Though the melodramatic plots of the Grand Guignol genre are often condemned for seeming predictable, a night at Thrillpeddlers is usually anything but run of the mill. Even when the work makes you want to dig yourself an early grave (as was the case with the company's fabulously terrible production of Titus Andronicus a couple of years ago) the schlocktastic antics still manage to hit you with the unexpected. One emerges from a Thrillpeddlers show with the feeling that it isn't what happens on stage that matters -- but rather how the company hurtles towards each blood-splattered climax.

And I should point out that it's not all about guts and gore. A night of Grand Guignol theatre is based around giving the audience a range of radically contrasting experiences. In a typical program, gory dramas are mixed with side-splitting comedies. The idea is to create an emotional ping-pong effect in the viewer as we move from rolling in the aisles to feeling the hairs stand up on the back of our necks. Thrillpeddlers certainly achieves this effect with its latest production: Flaming Sin: London's Grand Guignol. A witty, louche one-act written for the London Grand Guignol in 1922 by Noel Coward, "The Better Half" (receiving its American premiere by Thrillpeddlers) is followed by "The Old Women", an over-the-top horror play set in a lunatic asylum adapted by Christopher Holland from the French Grand Guignol drama "A Crime in the Madhouse" by Andre de Lorde and Alfred Binet.

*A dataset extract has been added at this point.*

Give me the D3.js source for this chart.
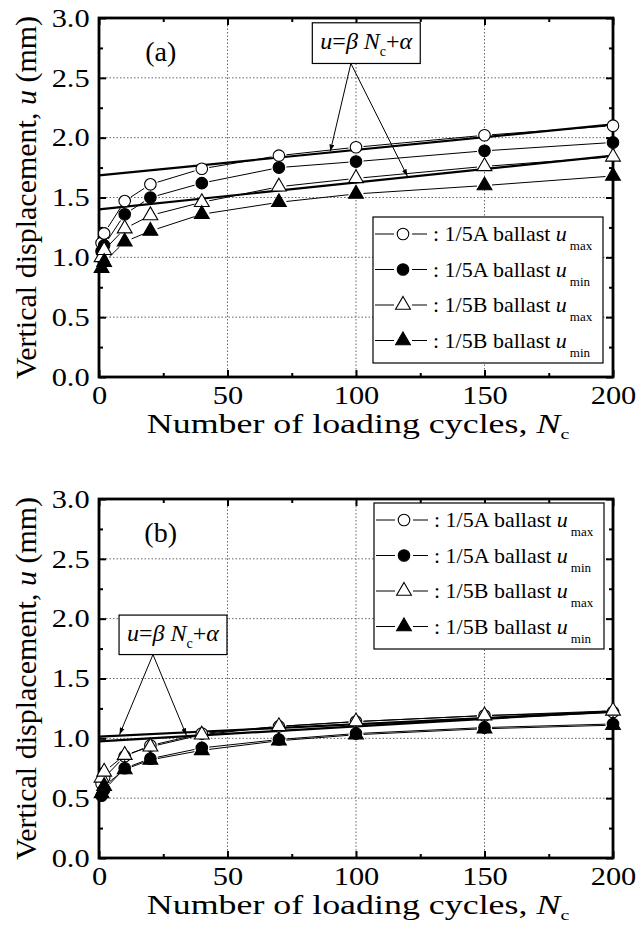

Then, the show moves into a fast-paced revue featuring a variety of underground sideshows, from a play set in a department store and revolving around the aforementioned guillotine to a burlesque song entitled "Oom Pah Pah" raucously sung in a crimson gown and lavishly-curled wig by one of the most beautiful and graceful drag queens I've ever seen. The evening ends with a screening of Thrillpeddlers' 20-minute documentary about the Grand Guignol stage, which you don't have to go to The Hypnodrome to see: It's a "special feature" on the Tim Burton/Johnny Depp Sweeney Todd DVD.

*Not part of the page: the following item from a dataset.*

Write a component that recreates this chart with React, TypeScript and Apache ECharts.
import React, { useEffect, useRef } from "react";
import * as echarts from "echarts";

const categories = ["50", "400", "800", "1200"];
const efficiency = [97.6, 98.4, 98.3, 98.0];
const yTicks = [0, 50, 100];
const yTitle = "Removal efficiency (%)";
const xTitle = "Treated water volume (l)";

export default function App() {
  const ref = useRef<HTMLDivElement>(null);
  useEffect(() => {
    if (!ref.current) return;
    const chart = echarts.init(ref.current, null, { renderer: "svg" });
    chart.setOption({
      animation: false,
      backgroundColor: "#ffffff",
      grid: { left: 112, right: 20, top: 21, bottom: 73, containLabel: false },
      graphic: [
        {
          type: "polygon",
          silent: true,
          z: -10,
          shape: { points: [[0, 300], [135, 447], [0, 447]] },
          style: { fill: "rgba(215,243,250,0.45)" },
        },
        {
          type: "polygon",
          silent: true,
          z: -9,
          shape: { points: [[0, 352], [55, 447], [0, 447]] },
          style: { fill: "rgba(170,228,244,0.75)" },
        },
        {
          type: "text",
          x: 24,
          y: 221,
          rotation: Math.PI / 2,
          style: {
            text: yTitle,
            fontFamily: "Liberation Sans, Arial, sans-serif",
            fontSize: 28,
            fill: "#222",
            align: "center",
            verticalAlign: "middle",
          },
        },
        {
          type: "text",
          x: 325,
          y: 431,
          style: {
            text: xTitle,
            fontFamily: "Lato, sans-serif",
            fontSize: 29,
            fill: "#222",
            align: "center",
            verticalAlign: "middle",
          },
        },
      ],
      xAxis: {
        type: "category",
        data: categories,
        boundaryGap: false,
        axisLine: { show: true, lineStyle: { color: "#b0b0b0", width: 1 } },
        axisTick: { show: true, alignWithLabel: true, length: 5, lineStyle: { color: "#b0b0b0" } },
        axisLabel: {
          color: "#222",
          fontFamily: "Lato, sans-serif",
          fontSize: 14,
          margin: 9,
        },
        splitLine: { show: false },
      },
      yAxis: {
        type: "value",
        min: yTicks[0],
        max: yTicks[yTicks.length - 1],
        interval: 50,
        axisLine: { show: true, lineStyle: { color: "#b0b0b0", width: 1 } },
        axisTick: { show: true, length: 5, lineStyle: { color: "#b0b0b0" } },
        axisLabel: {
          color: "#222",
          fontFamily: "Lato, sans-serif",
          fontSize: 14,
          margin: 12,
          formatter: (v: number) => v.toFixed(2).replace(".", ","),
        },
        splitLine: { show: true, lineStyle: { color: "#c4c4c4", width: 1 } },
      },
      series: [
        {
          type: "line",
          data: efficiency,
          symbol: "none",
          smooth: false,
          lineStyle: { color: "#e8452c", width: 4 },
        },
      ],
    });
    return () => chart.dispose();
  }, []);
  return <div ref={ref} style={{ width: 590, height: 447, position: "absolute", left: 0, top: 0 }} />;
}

By the time I staggered out of The Hypnodrome at around 11.30 the other night, I felt emotionally exhausted and spiritually uplifted. It was one of the stranger evenings I've spent at the theatre. I don't think I'll forget it in a hurry. As Richard Hand and Michael Wilson, the authors of a recently published book entitled London's Grand Guignol put it, "Grand Guignol is, in any case, essentially a form that embodies a mass of contradictions. It is comic and horrific, progressive and reactionary, realist and sensationalist, erotic and even pornographic. It is all these things and more besides."